Parsons Product Design Class Creates Bzr.Studio to Give Back
The average person probably doesn’t think about the trash cans in their home often. In the kitchen, it’s usually under the sink, next to a bin for recycling, and gets emptied as necessary, but what if the user has back problems? Are you tired of losing your rings by forgetting where you left them? Isn’t it every art student’s worst nightmare to drag supplies to and from school, and then leave them disorganized and scattered all over the place?

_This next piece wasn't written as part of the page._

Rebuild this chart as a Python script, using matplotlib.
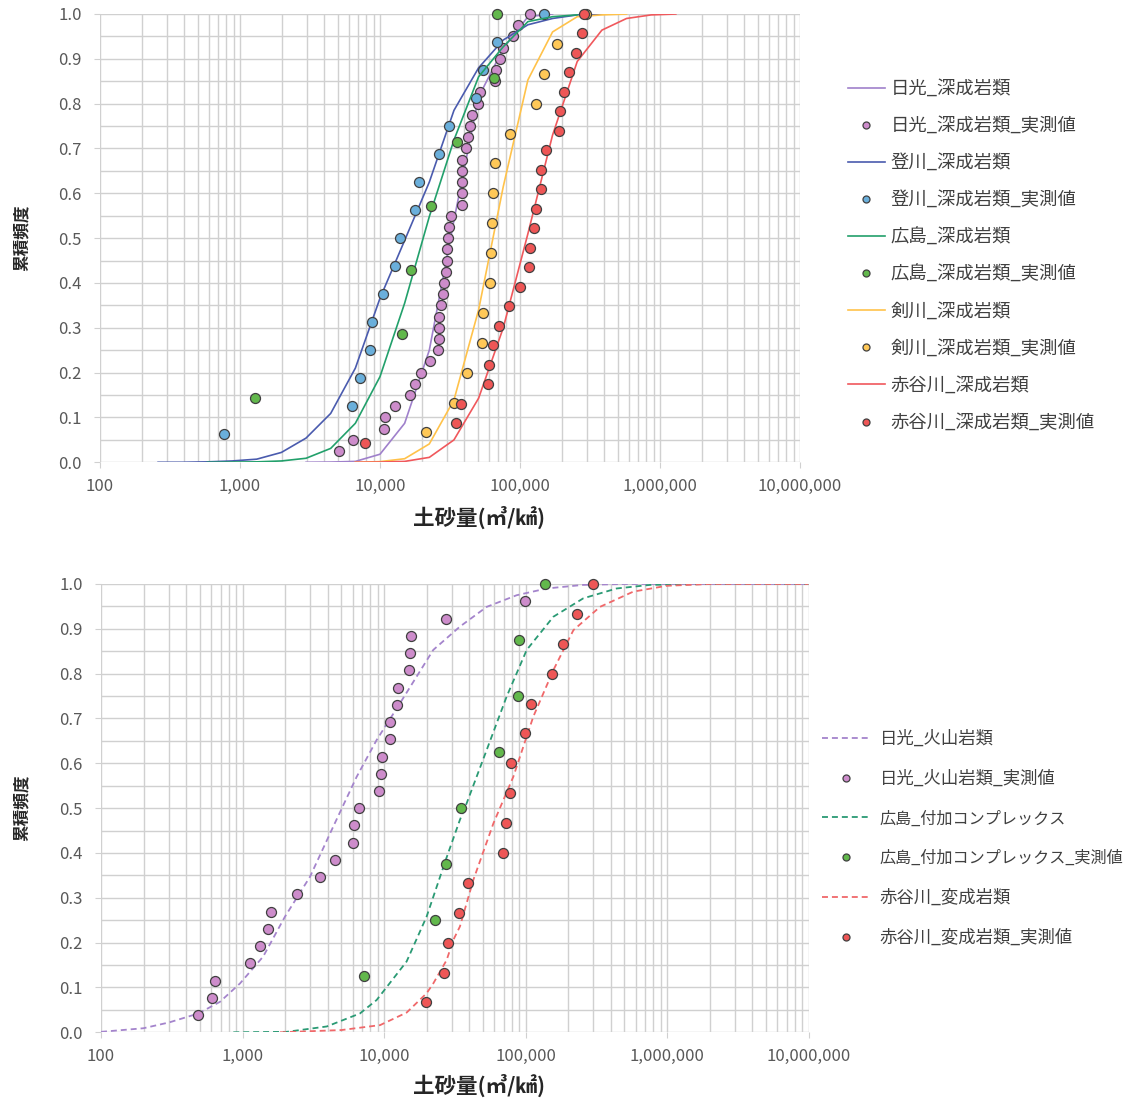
import matplotlib
matplotlib.use("Agg")
import matplotlib.pyplot as plt
from matplotlib.ticker import FixedLocator, FuncFormatter, LogLocator, MultipleLocator

plt.rcParams['font.family'] = ['Noto Sans CJK JP', 'DejaVu Sans']

# ---- 上段: 深成岩類 ----
knots = [260, 390, 585, 878, 1317, 1975, 2963, 4444, 6667, 10000, 15000, 22500,
         33750, 50625, 75938, 113906, 170859, 256289, 384434, 576650, 864976, 1297463]

nikko_x = knots[6:17]
nikko_y = [0.0, 0.0005, 0.002, 0.018, 0.087, 0.25, 0.54, 0.815, 0.923, 0.994, 1.0]
nobori_x = knots[0:19]
nobori_y = [0.0, 0.0, 0.001, 0.003, 0.007, 0.022, 0.054, 0.109, 0.21, 0.366, 0.495,
            0.625, 0.785, 0.88, 0.942, 0.976, 0.99, 0.998, 1.0]
hiro_x = knots[2:18]
hiro_y = [0.0, 0.0005, 0.001, 0.003, 0.009, 0.031, 0.087, 0.191, 0.355, 0.548, 0.719,
          0.86, 0.927, 0.983, 0.994, 0.998]
tsurugi_x = knots[8:20]
tsurugi_y = [0.0, 0.0015, 0.008, 0.041, 0.139, 0.34, 0.615, 0.853, 0.96, 0.994, 0.998, 1.0]
akaya_x = knots[8:22]
akaya_y = [0.0, 0.0005, 0.002, 0.011, 0.05, 0.143, 0.30, 0.51, 0.73, 0.894, 0.964,
           0.99, 0.998, 1.0]

nikko_obs_x = [5090, 6380, 10740, 10860, 12800, 16380, 17700, 19530, 22600, 26100,
               26200, 26500, 26600, 27300, 28000, 28600, 29600, 30100, 30100, 30600,
               31100, 32000, 38300, 38300, 38300, 38300, 38300, 41100, 42700, 44200,
               45200, 50300, 51800, 66200, 67400, 71900, 76000, 88700, 97300, 118600]
nikko_obs_y = [0.025, 0.05, 0.075, 0.1, 0.125, 0.15, 0.175, 0.2, 0.225, 0.25, 0.275,
               0.3, 0.325, 0.35, 0.375, 0.4, 0.425, 0.45, 0.475, 0.5, 0.525, 0.55,
               0.575, 0.6, 0.625, 0.65, 0.675, 0.7, 0.725, 0.75, 0.775, 0.8, 0.825,
               0.85, 0.875, 0.9, 0.925, 0.95, 0.975, 1.0]
nobori_obs_x = [764, 6310, 7160, 8430, 8810, 10450, 12800, 13900, 17700, 18900, 26500,
                31100, 48700, 54700, 68200, 147500]
nobori_obs_y = [0.0625, 0.125, 0.1875, 0.25, 0.3125, 0.375, 0.4375, 0.5, 0.5625,
                0.625, 0.6875, 0.75, 0.8125, 0.875, 0.9375, 1.0]
hiro_obs_x = [1280, 14360, 16650, 23100, 35300, 65600, 68200]
hiro_obs_y = [0.143, 0.286, 0.429, 0.571, 0.714, 0.857, 1.0]
tsurugi_obs_x = [21300, 33800, 41600, 53800, 54700, 61000, 62100, 63400, 64500, 66200,
                 84800, 130000, 147500, 182700, 294600]
tsurugi_obs_y = [0.067, 0.133, 0.2, 0.267, 0.333, 0.4, 0.467, 0.533, 0.6, 0.667, 0.733,
                 0.8, 0.867, 0.933, 1.0]
akaya_obs_x = [7810, 34900, 37700, 59000, 60300, 64500, 70800, 83000, 99500, 115400,
               118500, 126000, 130000, 141000, 141000, 153500, 190000, 194000, 205000,
               222600, 249800, 277200, 285000]
akaya_obs_y = [0.043, 0.087, 0.130, 0.174, 0.217, 0.261, 0.304, 0.348, 0.391, 0.435,
               0.478, 0.522, 0.565, 0.609, 0.652, 0.696, 0.739, 0.783, 0.826, 0.870,
               0.913, 0.957, 1.0]

top_labels = ['日光_深成岩類', '日光_深成岩類_実測値', '登川_深成岩類', '登川_深成岩類_実測値',
              '広島_深成岩類', '広島_深成岩類_実測値', '剣川_深成岩類', '剣川_深成岩類_実測値',
              '赤谷川_深成岩類', '赤谷川_深成岩類_実測値']

# ---- 下段: 火山岩類・付加コンプレックス・変成岩類 ----
nikko_v_x = [100, 199, 303, 488, 693, 960, 1400, 1996, 3000, 4380, 6410, 8870, 12970,
             22300, 34400, 53200, 86700, 141300, 256000, 500000, 1000000, 10000000]
nikko_v_y = [0.001, 0.009, 0.022, 0.042, 0.068, 0.109, 0.169, 0.258, 0.347, 0.459, 0.57,
             0.652, 0.734, 0.853, 0.905, 0.949, 0.975, 0.99, 0.998, 1.0, 1.0, 1.0]
hiro_a_x = [861, 2050, 3940, 6760, 8870, 14450, 20000, 27700, 34400, 38400, 53200, 73600,
            102000, 157400, 256000, 440000, 759000, 2000000, 10000000]
hiro_a_y = [0.0, 0.001, 0.013, 0.042, 0.072, 0.158, 0.258, 0.39, 0.474, 0.511, 0.63,
            0.749, 0.853, 0.927, 0.968, 0.99, 0.998, 1.0, 1.0]
akaya_m_x = [1841, 5000, 9380, 14450, 20000, 22300, 27700, 30900, 34400, 42800, 59300,
             82000, 113500, 157400, 218000, 336000, 578000, 995000, 2000000, 10000000]
akaya_m_y = [0.0, 0.005, 0.016, 0.044, 0.087, 0.109, 0.161, 0.206, 0.236, 0.34, 0.466,
             0.57, 0.704, 0.808, 0.897, 0.949, 0.983, 0.996, 1.0, 1.0]

nikko_v_obs_x = [488, 608, 635, 1130, 1330, 1507, 1582, 2427, 3515, 4530, 6010, 6110,
                 6660, 9170, 9570, 9720, 11020, 11020, 12410, 12610, 14950, 15210, 15450,
                 27400, 99800]
nikko_v_obs_y = [0.038, 0.077, 0.115, 0.154, 0.192, 0.231, 0.269, 0.308, 0.346, 0.385,
                 0.423, 0.462, 0.5, 0.538, 0.577, 0.615, 0.654, 0.692, 0.731, 0.769,
                 0.808, 0.846, 0.885, 0.923, 0.962]
hiro_a_obs_x = [7260, 22900, 27400, 34800, 65000, 88100, 90400, 137000]
hiro_a_obs_y = [0.125, 0.25, 0.375, 0.5, 0.625, 0.75, 0.875, 1.0]
akaya_m_obs_x = [19900, 26500, 28300, 33700, 39000, 69000, 72800, 77300, 79400, 99800,
                 109400, 153800, 183200, 232500, 300000]
akaya_m_obs_y = [0.067, 0.133, 0.2, 0.267, 0.333, 0.4, 0.467, 0.533, 0.6, 0.667, 0.733,
                 0.8, 0.867, 0.933, 1.0]

bottom_labels = ['日光_火山岩類', '日光_火山岩類_実測値', '広島_付加コンプレックス',
                 '広島_付加コンプレックス_実測値', '赤谷川_変成岩類', '赤谷川_変成岩類_実測値']

x_major = [1e2, 1e3, 1e4, 1e5, 1e6, 1e7]

W, H = 1137, 1102
fig = plt.figure(figsize=(W / 100, H / 100), dpi=100)
ax1 = fig.add_axes([100 / W, 1 - 462.3 / H, 700 / W, 448.3 / H])
ax2 = fig.add_axes([101 / W, 1 - 1032.3 / H, 707.5 / W, 448.3 / H])

grid_c = '#d0d0d0'
tick_c = '#595959'


def style_axis(ax):
    ax.set_xscale('log')
    ax.set_xlim(1e2, 1e7)
    ax.set_ylim(0, 1)
    ax.xaxis.set_major_locator(FixedLocator(x_major))
    ax.xaxis.set_major_formatter(FuncFormatter(lambda v, p: f"{int(round(v)):,}"))
    ax.xaxis.set_minor_locator(LogLocator(base=10, subs=range(2, 10), numticks=20))
    ax.xaxis.set_minor_formatter(FuncFormatter(lambda v, p: ''))
    ax.yaxis.set_major_locator(MultipleLocator(0.1))
    ax.yaxis.set_major_formatter(FuncFormatter(lambda v, p: f"{v:.1f}"))
    ax.yaxis.set_minor_locator(MultipleLocator(0.05))
    ax.grid(True, which='both', color=grid_c, linewidth=1.0)
    ax.set_axisbelow(True)
    for s in ax.spines.values():
        s.set_visible(False)
    ax.tick_params(which='major', axis='both', length=4, color=grid_c, labelcolor=tick_c,
                   labelsize=12)
    ax.tick_params(which='major', axis='x', pad=7)
    ax.tick_params(which='major', axis='y', pad=9)
    ax.tick_params(which='minor', length=0)


style_axis(ax1)
style_axis(ax2)

mk = dict(linestyle='none', marker='o', markersize=7.2, markeredgewidth=0.9,
          markeredgecolor='#404040', clip_on=False)

top_series = [
    (nikko_x, nikko_y, '#9f80cb', nikko_obs_x, nikko_obs_y, '#cd8ccb'),
    (nobori_x, nobori_y, '#4a5bae', nobori_obs_x, nobori_obs_y, '#6aafdb'),
    (hiro_x, hiro_y, '#22a06b', hiro_obs_x, hiro_obs_y, '#62b84c'),
    (tsurugi_x, tsurugi_y, '#ffc24a', tsurugi_obs_x, tsurugi_obs_y, '#ffc857'),
    (akaya_x, akaya_y, '#f0585c', akaya_obs_x, akaya_obs_y, '#ee5656'),
]
handles = []
z = 2
for lx, ly, lc, px, py, pc in top_series:
    h1, = ax1.plot(lx, ly, color=lc, linewidth=1.2, zorder=z)
    h2, = ax1.plot(px, py, markerfacecolor=pc, zorder=z + 1, **mk)
    handles += [h1, h2]
    z += 2
ax1.legend(handles, top_labels, loc='upper left', bbox_to_anchor=(848 / W, 1 - 80 / H),
           bbox_transform=fig.transFigure, frameon=False, borderaxespad=0, borderpad=0,
           handlelength=2.0, handletextpad=0.33, labelspacing=1.04, fontsize=13.2,
           markerscale=0.7, labelcolor='#404040')

bottom_series = [
    (nikko_v_x, nikko_v_y, '#a484cc', nikko_v_obs_x, nikko_v_obs_y, '#cd8ccb'),
    (hiro_a_x, hiro_a_y, '#2a9a74', hiro_a_obs_x, hiro_a_obs_y, '#62b84c'),
    (akaya_m_x, akaya_m_y, '#f0686a', akaya_m_obs_x, akaya_m_obs_y, '#ee5656'),
]
handles = []
z = 2
for lx, ly, lc, px, py, pc in bottom_series:
    h1, = ax2.plot(lx, ly, color=lc, linewidth=1.3, linestyle=(0, (3.3, 2.2)), zorder=z)
    h2, = ax2.plot(px, py, markerfacecolor=pc, zorder=z + 1, **mk)
    handles += [h1, h2]
    z += 2
leg2 = ax2.legend(handles, bottom_labels, loc='upper left',
                  bbox_to_anchor=(822 / W, 1 - 730 / H),
                  bbox_transform=fig.transFigure, frameon=False, borderaxespad=0,
                  borderpad=0, handlelength=2.76, handletextpad=0.57, labelspacing=1.28,
                  fontsize=12.5, markerscale=0.7, labelcolor='#404040')
# カタカナの長いラベルは少し小さく
for t in leg2.get_texts()[2:4]:
    t.set_fontsize(11.6)

# 軸ラベル
for yc in (238, 808):
    fig.text(22 / W, 1 - yc / H, '累積頻度', rotation=90, ha='center', va='center',
             fontsize=12, fontweight='bold', color='#262626')
for yc in (517, 1085):
    fig.text(479 / W, 1 - yc / H, '土砂量(㎥/㎢)', ha='center', va='center',
             fontsize=15.5, fontweight='bold', color='#262626')

fig.savefig('out.png', dpi=100)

A suite of new products from innovative Parsons designers aims to provide solutions to some of the most common household problems, with those items and other souvenirs going on sale this week as part of Bzr.Studio, which was created by a collaborative team of students in the Spring 2021 Product Design cohort. The studio has found new ways to connect remotely with one another by collaborating through Miro and Zoom to develop their individual designs. The studio is overseen by professors Barent Roth and Tucker Viemeister, who developed the course so that students were paired together in order to design something for each other, which led to the formation of the studio sale.
Some of the proceeds from the sale, which will take place via a livestream benefit on December 17th at 10am, will go to the River Fund New York, an organization that fights hunger, homelessness, and poverty. The benefit will be co-hosted by QVC guest Gary Ray and one of the students in the class, Ada Chen.
“This semester was unusual, to say the least, but this studio has been our fuel to keep us motivated because although the workshops were not as accessible we could still produce something tangible,” shared Chen. “Our studio worked as closely as any startup studios would and were able to produce something we really feel proud of. It may not be individual designs, but this platform and conversation we created collectively is something we know we can use and learn from for the future.”
The digital bazaar also includes a versatile shelving system meant for bathroom essentials, a set of biodegradable bamboo wine cups, a stool made from papier-mache and other natural and recycled materials, and much more.
“The course inspired us to work together, putting all of our skills into use to organize this digital bazaar,” explained Chen. “Through this, we learned through experience how to outsource our designs, stick to external deadlines, and promote an event like this.”